Johan Van Assche (1956) is acteur met een lange staat van dienst: acteur en medeoprichter van Het Gezelschap van de Witte Kraai, later DeTijd. Sinds 2001 artistiek directeur van het Herman Teirlinck Instituut, intussen het Koninklijk Conservatorium waar hij nu coördinator is. Free-lance acteur bij o.m. Zuidelijk Toneel en Toneelgroep Amsterdam. Tv-acteur in meerdere reeksen. Vast acteur bij Toneelhuis sinds 2013.
Kevin Janssens (1979) is acteur.
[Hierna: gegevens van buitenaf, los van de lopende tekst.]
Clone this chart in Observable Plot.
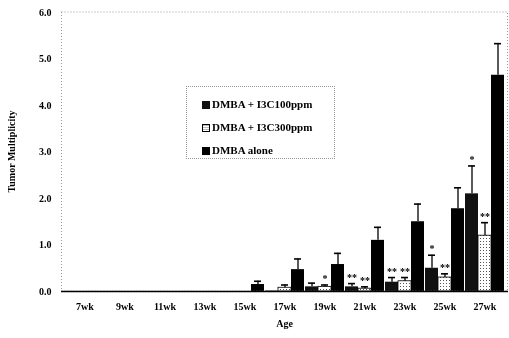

Hij verwierf bekendheid met rollen voor tv en film, zoals o.m. Windkracht 10, Zot van A, Smoorverliefd. Maar de liefde voor theater laat hem niet los en sinds 2013 maakt hij deel uit van het ensemble van Toneelhuis.
Katelijne Damen (1960) is actrice in theater, tv en film. In het theater werkte ze o.a. met Luk Perceval, Erik De Volder, Ivo van Hove en Guy Cassiers. Voor televisie werkte ze o.a. met Guido Henderickx, Frank Van Passel en Jan Mathys. Ook in films is ze regelmatig te zien, zoals in Offline van Peter Monsaert. Ze maakt deel uit van het vast ensemble van Toneelhuis.